A MAD OAT Mad nomination is awarded to The Times for its article, “Uncle linked to murder” (18/06/09, p. 61), which identified and interviewed the young sister of a murder victim, soon after her trauma. The article reports how the dead body of the seven-year-old girl, who was raped and murdered, was found by her 11-year old sister and her friends, during a search.
The reporter interviews and clearly identifies the sister of the child who was murdered, who is also a minor.
The child’s right to privacy2 needs to be protected, given her vulnerability.
It is questionable whether it is in her best interests, as a child, to be interviewed by the media, especially at this early stage. She is likely to be traumatised from her experience and to be grieving for her sister. It is possible that interviewing the child may actually be harmful to her.
The Guidelines of the World Health Organisation (WHO) advise media professionals to “be sensitive to situations involving private grief” and to “respect the feelings of the bereaved”. This advice is especially poignant where children are concerned 3.
The reporter needs to take into account how the child may feel about having witnessed her sister’s dead body, the impact this may have had, and whether interviewing her is in her best interests.
It is unclear from the report whether the child is undergoing counseling, or receiving any other form of professional support.
Although the reporter is aware that the child is upset during the interview, as the article states “[ ]her 11 year-old sister, cried when she described the scene yesterday”4 , the reporter continues to interview her.
The UNICEF Guidelines for reporting on children advice: “Do no harm to any child; avoid questions, attitudes or comments that are judgmental, insensitive to cultural values, that place a child in danger or expose a child to humiliation or that reactivate a child’s pain and grief from traumatic events” [own italics].
The gruesome description of the child’s body was also very graphic and one would argue inappropriate and unnecessary as it did not enhance the story whatsoever.
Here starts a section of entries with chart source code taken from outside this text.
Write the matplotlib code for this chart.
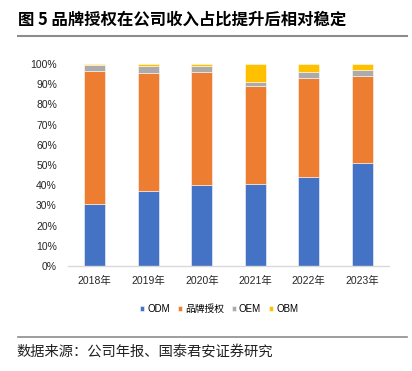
import matplotlib
matplotlib.use('Agg')
import matplotlib.pyplot as plt
import numpy as np

plt.rcParams['font.family'] = ['Liberation Sans', 'Noto Sans CJK SC', 'DejaVu Sans']

# data (share of revenue, %)
years = ['2018年', '2019年', '2020年', '2021年', '2022年', '2023年']
odm = [30.9, 36.9, 40.3, 40.7, 44.3, 51.1]
brand = [65.4, 58.5, 55.6, 48.3, 48.7, 43.0]
oem = [3.2, 3.8, 2.9, 2.2, 3.1, 3.0]
obm = [0.5, 0.8, 1.2, 8.8, 3.9, 2.9]

series = [('ODM', odm, '#4472C4'), ('品牌授权', brand, '#ED7D31'),
          ('OEM', oem, '#ABABAB'), ('OBM', obm, '#FFC000')]

fig = plt.figure(figsize=(4.12, 3.71), dpi=100)
ax = fig.add_axes([68/412, 1-266/371, 321/412, 202/371])

x = np.arange(len(years))
bottom = np.zeros(len(years))
for name, vals, col in series:
    v = np.array(vals) / 100
    ax.bar(x, v, 0.39, bottom=bottom, color=col, label=name,
           edgecolor=(1, 1, 1, 0.6), linewidth=0.6)
    bottom += v

ax.set_xlim(-0.5, len(years) - 0.5)
ax.set_ylim(0, 1)
ax.set_yticks(np.arange(0, 1.01, 0.1))
ax.set_yticklabels(['{}%'.format(i * 10) for i in range(11)])
ax.set_xticks(x)
ax.set_xticklabels(years)
ax.tick_params(axis='both', length=0, labelsize=7.5, colors='#262626')
ax.tick_params(axis='y', pad=8)
ax.tick_params(axis='x', pad=7)
for s in ['top', 'right', 'left']:
    ax.spines[s].set_visible(False)
ax.spines['bottom'].set_color('#D9D9D9')
ax.spines['bottom'].set_linewidth(1)

ax.legend(loc='center', bbox_to_anchor=(219/412, 1-309/371), bbox_transform=fig.transFigure,
          ncol=4, frameon=False, fontsize=7, handlelength=0.45, handleheight=0.45,
          handletextpad=0.3, columnspacing=0.8)

fig.text(18/412, 1-20/371, '图 5 品牌授权在公司收入占比提升后相对稳定', fontsize=11.8,
         fontweight='bold', family=['Noto Sans CJK SC'], va='center', ha='left')
fig.add_artist(plt.Line2D([18/412, 407/412], [1-36/371, 1-36/371], color='#8C8C8C', linewidth=1.5))
fig.add_artist(plt.Line2D([18/412, 407/412], [1-337/371, 1-337/371], color='#8C8C8C', linewidth=1.2))
fig.text(16/412, 1-352/371, '数据来源：公司年报、国泰君安证券研究', fontsize=10.3,
         family=['Noto Sans CJK SC'], va='center', ha='left', color='#222222')

fig.savefig('out.png', dpi=100)
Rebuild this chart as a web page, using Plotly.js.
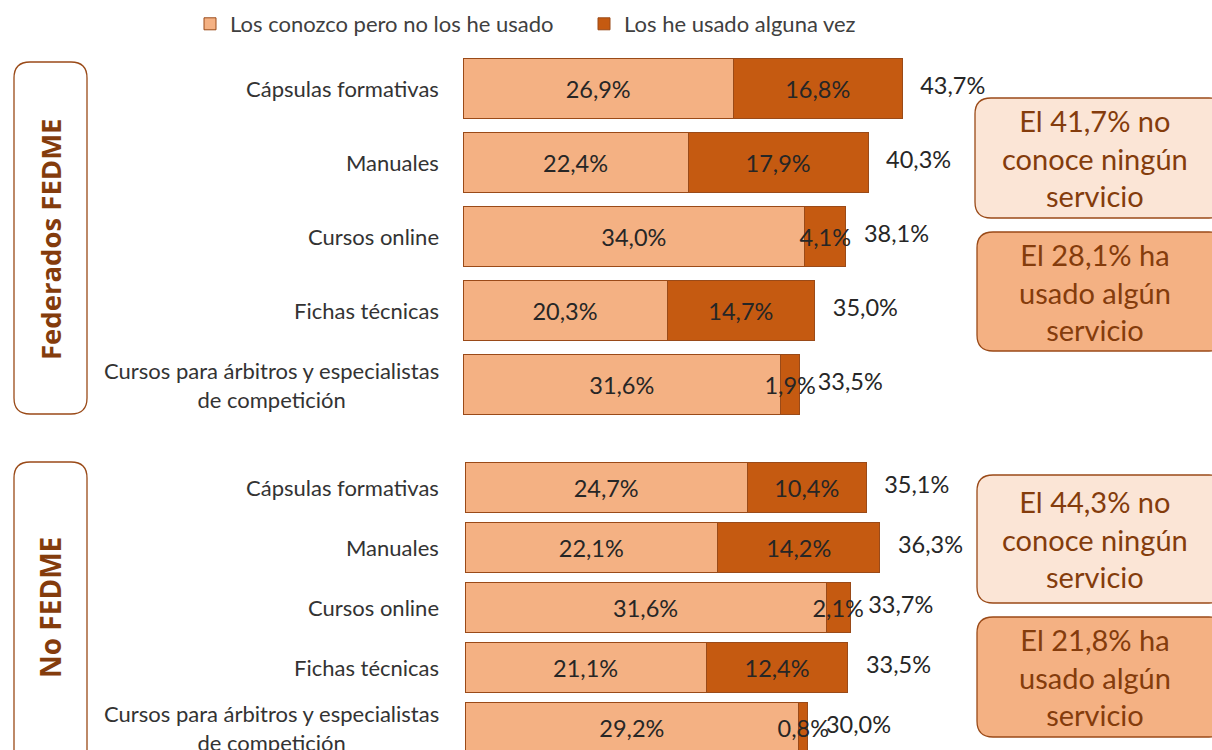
<!DOCTYPE html>
<html><head><meta charset="utf-8">
<script src="https://cdn.plot.ly/plotly-3.0.1.min.js"></script>
<style>html,body{margin:0;padding:0;background:#fff}</style>
</head><body>
<div id="chart" style="width:1212px;height:750px"></div>
<script>
// ---- data ----
const categories = ["Cápsulas formativas", "Manuales", "Cursos online", "Fichas técnicas", "Cursos para árbitros y especialistas<br>de competición"];
const seriesNames = ["Los conozco pero no los he usado", "Los he usado alguna vez"];
const fedConocen = [26.9, 22.4, 34.0, 20.3, 31.6];
const fedUsado   = [16.8, 17.9, 4.1, 14.7, 1.9];
const fedTotal   = [43.7, 40.3, 38.1, 35.0, 33.5];
const noConocen  = [24.7, 22.1, 31.6, 21.1, 29.2];
const noUsado    = [10.4, 14.2, 2.1, 12.4, 0.8];
const noTotal    = [35.1, 36.3, 33.7, 33.5, 30.0];
const groupNames = ["Federados FEDME", "No FEDME"];
const fedNotes = ["El 41,7% no<br>conoce ningún<br>servicio", "El 28,1% ha<br>usado algún<br>servicio"];
const noNotes  = ["El 44,3% no<br>conoce ningún<br>servicio", "El 21,8% ha<br>usado algún<br>servicio"];

// ---- style ----
const W = 1212, H = 750;
const LIGHT = '#F4B183', DARK = '#C55A11', EDGE = '#9a4a18', BROWN = '#843C0C';
const FONT = 'Lato, "Noto Sans", sans-serif';
const px = v => v / W, py = v => 1 - v / H;

function barTrace(x, ax, ay, idx, width, show) {
  return {
    type: 'bar', orientation: 'h', y: categories, x: x, xaxis: ax, yaxis: ay,
    name: seriesNames[idx], legendgroup: 's' + idx, showlegend: show,
    width: width,
    marker: {color: idx === 0 ? LIGHT : DARK, line: {color: EDGE, width: 1}},
    texttemplate: '%{x:.1f}%', textposition: 'inside', insidetextanchor: 'middle',
    textangle: 0, constraintext: 'none',
    textfont: {family: FONT, size: 23.5, color: '#262626'},
    hoverinfo: 'skip'
  };
}
function totalTrace(x, ax, ay) {
  return {
    type: 'scatter', mode: 'text', y: categories, x: x, xaxis: ax, yaxis: ay,
    texttemplate: '\u00a0\u00a0\u00a0%{x:.1f}%', textposition: 'middle right', cliponaxis: false,
    textfont: {family: FONT, size: 23.5, color: '#262626'},
    showlegend: false, hoverinfo: 'skip'
  };
}

const data = [
  barTrace(fedConocen, 'x', 'y', 0, 0.8, true),
  barTrace(fedUsado, 'x', 'y', 1, 0.8, true),
  totalTrace(fedTotal, 'x', 'y'),
  barTrace(noConocen, 'x2', 'y2', 0, 0.82, false),
  barTrace(noUsado, 'x2', 'y2', 1, 0.82, false),
  totalTrace(noTotal, 'x2', 'y2')
];

function rr(x0, y0, x1, y1, r) {
  const P = (x, y) => px(x) + ',' + py(y);
  return 'M' + P(x0 + r, y0) + ' L' + P(x1 - r, y0) + ' Q' + P(x1, y0) + ' ' + P(x1, y0 + r) +
    ' L' + P(x1, y1 - r) + ' Q' + P(x1, y1) + ' ' + P(x1 - r, y1) +
    ' L' + P(x0 + r, y1) + ' Q' + P(x0, y1) + ' ' + P(x0, y1 - r) +
    ' L' + P(x0, y0 + r) + ' Q' + P(x0, y0) + ' ' + P(x0 + r, y0) + ' Z';
}
function box(x0, y0, x1, y1, fill) {
  return {type: 'path', xref: 'paper', yref: 'paper', path: rr(x0, y0, x1, y1, 16),
    fillcolor: fill, line: {color: EDGE, width: 1.3}, layer: 'below'};
}

const shapes = [
  box(14, 62, 87, 414, '#ffffff'),
  box(14, 462, 87, 770, '#ffffff'),
  box(975, 98, 1225, 218, '#FBE5D6'),
  box(977, 232, 1225, 351, LIGHT),
  box(977, 475, 1225, 603, '#FBE5D6'),
  box(977, 617, 1225, 737, LIGHT)
];

const annotations = [];
categories.forEach(c => {
  ['y', 'y2'].forEach(ay => annotations.push({xref: 'paper', yref: ay, x: px(441), y: c, text: c, showarrow: false,
    xanchor: 'right', yanchor: 'middle', align: 'center', font: {family: FONT, size: 22, color: '#333333'}}));
});
annotations.push({xref: 'paper', yref: 'paper', x: px(50), y: py(239), text: '<b>' + groupNames[0] + '</b>',
  xanchor: 'center', yanchor: 'middle',
  textangle: -90, showarrow: false, font: {family: '"Open Sans", sans-serif', size: 27.5, color: BROWN}});
annotations.push({xref: 'paper', yref: 'paper', x: px(50), y: py(608), text: '<b>' + groupNames[1] + '</b>',
  xanchor: 'center', yanchor: 'middle',
  textangle: -90, showarrow: false, font: {family: '"Open Sans", sans-serif', size: 28, color: BROWN}});
const notePos = [[1095, 158, fedNotes[0]], [1095, 292, fedNotes[1]], [1095, 539, noNotes[0]], [1095, 677, noNotes[1]]];
notePos.forEach(p => annotations.push({xref: 'paper', yref: 'paper', x: px(p[0]), y: py(p[1]), text: p[2],
  xanchor: 'center', yanchor: 'middle',
  showarrow: false, align: 'center', font: {family: FONT, size: 29, color: BROWN}}));

const hiddenX = {visible: false, showgrid: false, zeroline: false, fixedrange: true};
const layout = {
  width: W, height: H, margin: {l: 0, r: 0, t: 0, b: 0},
  paper_bgcolor: '#ffffff', plot_bgcolor: 'rgba(0,0,0,0)',
  barmode: 'stack', separators: ',.', showlegend: true,
  font: {family: FONT, color: '#333333'},
  xaxis: Object.assign({domain: [px(463), px(963)], range: [0, 500 / 10.05], anchor: 'y'}, hiddenX),
  yaxis: {domain: [py(421.5), py(51.5)], range: [4.5, -0.5], type: 'category', visible: false, anchor: 'x', fixedrange: true},
  xaxis2: Object.assign({domain: [px(465), px(965)], range: [0, 500 / 11.43], anchor: 'y2'}, hiddenX),
  yaxis2: {domain: [0, py(457.5)], range: [4.375, -0.5], type: 'category', visible: false, anchor: 'x2', fixedrange: true},
  legend: {orientation: 'h', x: px(190), xanchor: 'left', y: py(24), yanchor: 'middle',
    font: {family: FONT, size: 22, color: '#404040'}, bgcolor: 'rgba(0,0,0,0)', traceorder: 'normal', entrywidth: 349},
  shapes: shapes, annotations: annotations
};

Plotly.newPlot('chart', data, layout, {displayModeBar: false, staticPlot: true});
</script>
</body></html>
The reporter needs to consider that the graphic description published of the little girl that was murdered may have an impact on her family, especially her older sister who discovered her body. The question of ethics again comes into question.
The media should always be extremely careful when reporting on children and always have their best interest at heart.
1 Media Monitoring Africa has concealed names in the article to protect the child’s right to privacy.
2 See UNICEF and Media Monitoring Project. 2003. All sides of the story. Reporting on children: A journalist’s handbook, p. 29.>
3 The right to protection of privacy is specified in Article 16 of the United Nations Convention on the Rights of the Child, which South Africa is a signatory to. For a summary see UNICEF and Media Monitoring Project. 2003. All sides of the story. Reporting on children: A journalist’s handbook, p. 64.
4 Media Monitoring Africa has concealed names in the article to protect the child’s right to privacy.